Depremzedelerden tüm bu zor şartlara rağmen morallerini yüksek tutmalarını isteyen Kılıçdaroğlu, “Biliyorum zor şartlarda yaşıyorsunuz, sıkıntılarınız var, hava koşulları iyi değil ama sonuçta el ele vereceğiz ve bu sorunları aşacağız. Yeni binalar yapılacak, yapılmalı.” diye konuştu.

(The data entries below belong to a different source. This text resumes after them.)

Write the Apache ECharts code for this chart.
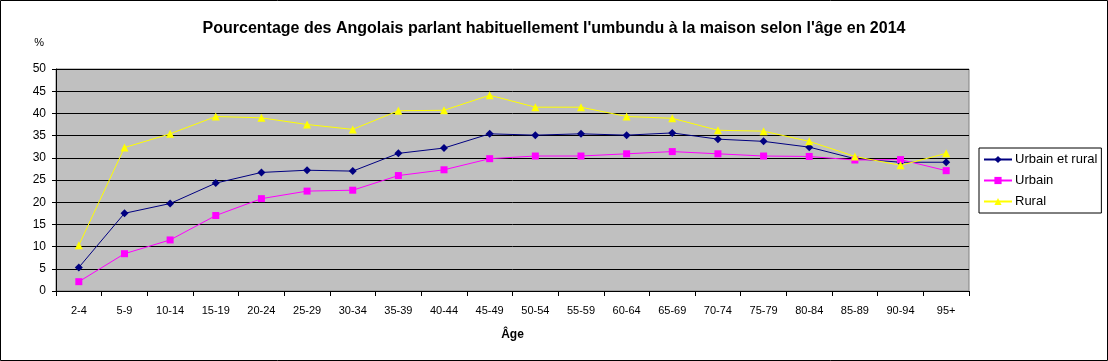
<!DOCTYPE html>
<html><head><meta charset="utf-8">
<script src="https://cdn.jsdelivr.net/npm/echarts@6/dist/echarts.min.js"></script>
<style>html,body{margin:0;padding:0;background:#fff}#c{width:1108px;height:361px}</style>
</head><body><div id="c"></div>
<script>
const categories = ['2-4','5-9','10-14','15-19','20-24','25-29','30-34','35-39','40-44','45-49','50-54','55-59','60-64','65-69','70-74','75-79','80-84','85-89','90-94','95+'];
const urbainEtRural = [5.3,17.5,19.7,24.3,26.7,27.2,27.0,31.0,32.2,35.4,35.1,35.4,35.1,35.6,34.2,33.7,32.4,29.8,29.0,29.0];
const urbain = [2.1,8.4,11.5,17.0,20.8,22.5,22.7,26.0,27.3,29.8,30.4,30.4,30.9,31.4,30.9,30.4,30.3,29.5,29.6,27.1];
const rural = [10.3,32.3,35.4,39.3,39.0,37.5,36.4,40.6,40.7,44.1,41.4,41.4,39.3,38.9,36.2,36.0,33.7,30.3,28.3,31.0];
const yTicks = [0,5,10,15,20,25,30,35,40,45,50];

const font = 'Liberation Sans, Arial, sans-serif';
const chart = echarts.init(document.getElementById('c'), null, {renderer:'canvas'});
chart.setOption({
  animation:false,
  backgroundColor:'#fff',
  title:{text:"Pourcentage des Angolais parlant habituellement l'umbundu à la maison selon l'âge en 2014",
    left:'center', top:16, textStyle:{fontFamily:font,fontSize:16,fontWeight:'bold',color:'#000'}},
  grid:{left:56, top:69, right:139, bottom:70, show:true, backgroundColor:'#C0C0C0', borderColor:'#808080', borderWidth:1},
  legend:{orient:'vertical', left:979, top:148, width:120, itemGap:8, itemWidth:28, itemHeight:9,
    backgroundColor:'#fff', borderColor:'#000', borderWidth:1, padding:[5,4,5,4],
    textStyle:{fontFamily:font,fontSize:13,color:'#000',padding:[0,0,0,-2]},
    data:['Urbain et rural','Urbain','Rural']},
  xAxis:{type:'category', data:categories, boundaryGap:true,
    name:'Âge', nameLocation:'middle', nameGap:38,
    nameTextStyle:{fontFamily:font,fontSize:12,fontWeight:'bold',color:'#000'},
    axisLine:{lineStyle:{color:'#000',width:1}},
    axisTick:{show:true,length:5,alignWithLabel:false,lineStyle:{color:'#000'}},
    axisLabel:{fontFamily:font,fontSize:11,color:'#000',margin:14,interval:0},
    splitLine:{show:false}},
  yAxis:{type:'value', min:0, max:50, interval:5,
    name:'%', nameLocation:'end', nameGap:21,
    nameTextStyle:{fontFamily:font,fontSize:11,color:'#000',align:'right',padding:[0,12,0,0]},
    axisLine:{show:true,lineStyle:{color:'#000',width:1}},
    axisTick:{show:true,length:4,lineStyle:{color:'#000'}},
    axisLabel:{fontFamily:font,fontSize:12,color:'#000',margin:10,
      formatter:v=>yTicks.includes(v)?String(v):''},
    splitLine:{show:true,lineStyle:{color:'#000',width:1}}},
  series:[
    {name:'Urbain et rural', type:'line', data:urbainEtRural, symbol:'diamond', symbolSize:8,
      lineStyle:{color:'#000080',width:1}, itemStyle:{color:'#000080'}},
    {name:'Urbain', type:'line', data:urbain, symbol:'rect', symbolSize:7,
      lineStyle:{color:'#FF00FF',width:1}, itemStyle:{color:'#FF00FF'}},
    {name:'Rural', type:'line', data:rural, symbol:'triangle', symbolSize:8,
      lineStyle:{color:'#FFFF00',width:1}, itemStyle:{color:'#FFFF00'}}
  ],
  graphic:[{type:'rect', shape:{x:0.5,y:0.5,width:1107,height:360}, style:{fill:'none',stroke:'#000',lineWidth:1}, silent:true}]
});
</script></body></html>
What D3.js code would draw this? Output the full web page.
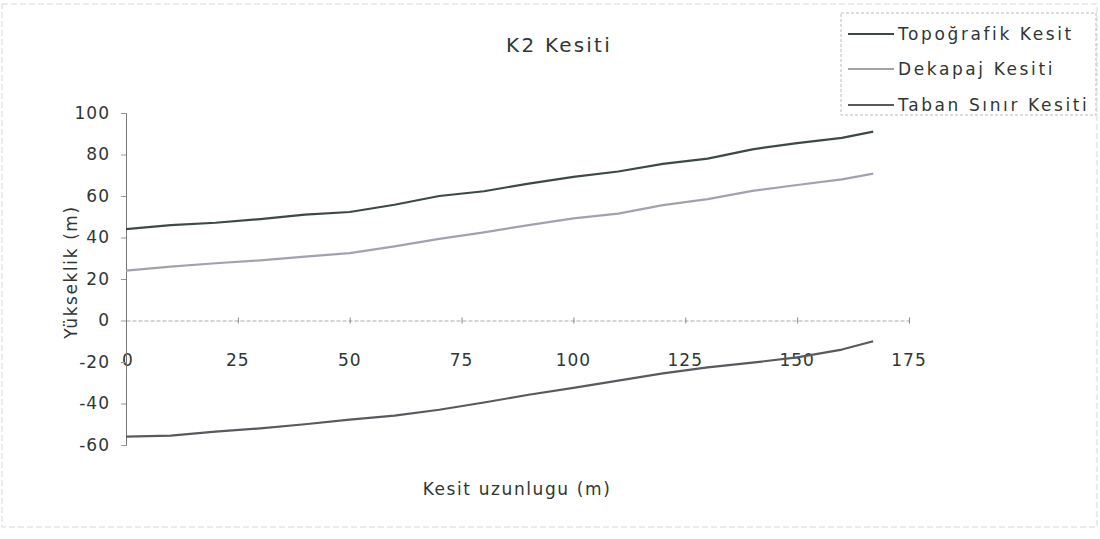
<!DOCTYPE html>
<head>
  <meta charset="utf-8">
  <script src="https://d3js.org/d3.v7.min.js"></script>
  <style>
    body {
      margin: 0;
      background-color: #fff;
    }
    text {
      font-family: "DejaVu Sans", sans-serif;
      fill: #2f3734;
    }
  </style>
</head>

<body>
  <script>
    // Data
    var distances = [0, 10, 20, 30, 40, 50, 60, 70, 80, 90, 100, 110, 120, 130, 140, 150, 160, 167];
    var topografik = [44, 46, 47.1, 48.9, 51, 52.3, 55.8, 60, 62.3, 66, 69.2, 71.8, 75.5, 78, 82.5, 85.5, 88, 91];
    var dekapaj = [24, 26, 27.6, 29, 30.8, 32.5, 35.7, 39.3, 42.5, 46, 49.2, 51.5, 55.6, 58.5, 62.5, 65.3, 68, 70.8];
    var taban = [-56, -55.5, -53.6, -52, -50, -47.8, -45.8, -43, -39.5, -35.8, -32.5, -29, -25.5, -22.6, -20.3, -17.8, -14, -10];

    var seriesNames = ["Topoğrafik Kesit", "Dekapaj Kesiti", "Taban Sınır Kesiti"];
    var xTicks = [0, 25, 50, 75, 100, 125, 150, 175];
    var yTicks = [-60, -40, -20, 0, 20, 40, 60, 80, 100];

    var colors = ["#3c4944", "#a3a1b0", "#575a5e"];

    var width = 1100,
        height = 539;

    var svg = d3.select("body").append("svg")
      .attr("width", width)
      .attr("height", height);

    // faint outer frame of the scan
    svg.append("rect")
      .attr("x", 2).attr("y", 4)
      .attr("width", 1095).attr("height", 523)
      .attr("fill", "none")
      .attr("stroke", "#d8d8d8")
      .attr("stroke-dasharray", "6,3");

    var x = d3.scaleLinear()
      .domain([0, 175])
      .range([126, 909]);

    var y = d3.scaleLinear()
      .domain([-60, 100])
      .range([445, 113]);

    // x axis along y = 0 (light, dotted)
    var xAxis = svg.append("g")
      .attr("transform", "translate(0," + y(0) + ")")
      .call(d3.axisBottom(x).tickValues(xTicks).tickSize(0).tickFormat(""));
    xAxis.select(".domain")
      .attr("stroke", "#aaa")
      .attr("stroke-dasharray", "4,2");
    xAxis.selectAll(".tick line")
      .attr("y1", -3).attr("y2", 3)
      .attr("stroke", "#888");

    // x tick labels sit well below the axis line
    svg.append("g").selectAll("text")
      .data(xTicks).enter()
      .append("text")
      .attr("x", function(d) { return x(d) + (d === 0 ? 2 : 0); })
      .attr("y", 366)
      .attr("text-anchor", "middle")
      .style("font-size", "17px")
      .style("letter-spacing", "1px")
      .text(function(d) { return d; });

    // y axis
    var yAxis = svg.append("g")
      .attr("transform", "translate(" + x(0) + ",0)")
      .call(d3.axisLeft(y).tickValues(yTicks).tickSize(5).tickPadding(11)
        .tickFormat(function(d) { return String(d); }));
    yAxis.select(".domain").attr("stroke", "#777");
    yAxis.selectAll(".tick line").attr("stroke", "#999");
    yAxis.selectAll(".tick text")
      .style("font-size", "17px")
      .style("letter-spacing", "1px")
      .attr("fill", "#2f3734");

    // title
    svg.append("text")
      .attr("x", 559)
      .attr("y", 52)
      .attr("text-anchor", "middle")
      .style("font-size", "20px")
      .style("letter-spacing", "2.2px")
      .text("K2 Kesiti");

    // axis titles
    svg.append("text")
      .attr("x", 517)
      .attr("y", 495)
      .attr("text-anchor", "middle")
      .style("font-size", "17px")
      .style("letter-spacing", "1.6px")
      .text("Kesit uzunlugu (m)");

    svg.append("text")
      .attr("transform", "translate(77,272) rotate(-90)")
      .attr("text-anchor", "middle")
      .style("font-size", "17px")
      .style("letter-spacing", "1.6px")
      .text("Yükseklik (m)");

    // lines
    var allSeries = [topografik, dekapaj, taban];
    var line = d3.line()
      .x(function(d, i) { return x(distances[i]); })
      .y(function(d) { return y(d); });

    svg.append("g").selectAll("path")
      .data(allSeries).enter()
      .append("path")
      .attr("d", line)
      .attr("fill", "none")
      .attr("stroke", function(d, i) { return colors[i]; })
      .attr("stroke-width", 2.2)
      .attr("stroke-linejoin", "round");

    // legend
    var legend = svg.append("g").attr("class", "legend");
    legend.append("rect")
      .attr("x", 841).attr("y", 13)
      .attr("width", 255).attr("height", 102)
      .attr("fill", "#fff")
      .attr("stroke", "#bbb")
      .attr("stroke-dasharray", "3,2");

    var legendY = [34, 69, 105];
    var items = legend.selectAll("g.item")
      .data(seriesNames).enter()
      .append("g")
      .attr("class", "item")
      .attr("transform", function(d, i) { return "translate(848," + legendY[i] + ")"; });

    items.append("line")
      .attr("x1", 0).attr("x2", 46)
      .attr("stroke", function(d, i) { return colors[i]; })
      .attr("stroke-width", 2.2);

    items.append("text")
      .attr("x", 50)
      .attr("y", 6)
      .style("font-size", "17px")
      .style("letter-spacing", "2.6px")
      .text(function(d) { return d; });
  </script>
</body>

Kılıçdaroğlu, evleri yıkılanların yüzde 99,9’unun fakir vatandaşlar olduğunu kaydederek “Onlara ev yapıldığı zaman ‘parasını sizden alacağız’ derlerse bu adam parayı nereden ödeyecek? Taziyeye gitmişiz, ciddi sıkıntı var. ‘Acaba oğlumuza iş bulabilir miyiz? diye düşünüyor. Hem üniversite hem devlet hastanesine gittik, yaralı kardeşlerimizle beraber olduk. Orada da şunu gördük, bir baba büyük sıkıntıları var, yanında çocukları var, işim yok gücüm yok , acaba devlet benim çocuğuma bir iş bulabilir mi diyor. Acının üzerine, dramın üzerine başka bir acı, dram geliyor. Bunları aşmamız lazım, bu sorunları çözmemiz lazım.” ifadelerini kullandı.
Felaketlerin el ele verilerek aşılabileceğine vurgu yapan Kılıçdaroğlu şu değerlendirmelerde bulundu:
“Önlemini, tedbirini alırız, ondan sonrası tamam, Allah’a bağlı. Ama evimizi sağlam yaparız. Buradan Sayın Erdoğan’a sadece Elazığlılar için değil Elazığlıların acısını paylaşan 82 milyon adına sesleniyorum hiçbir siyasi şeyim yok. Elazığ’ın afet bölgesi ilan edilmesi yönünde teklif verdik. Derseniz ki ‘Bu teklifi siz değil, AK Parti olarak biz vereceğiz.’ hayhay siz verin, biz teklifimizi geri çekeriz. Sizin teklifinizi destekler, sorunu hallederiz.”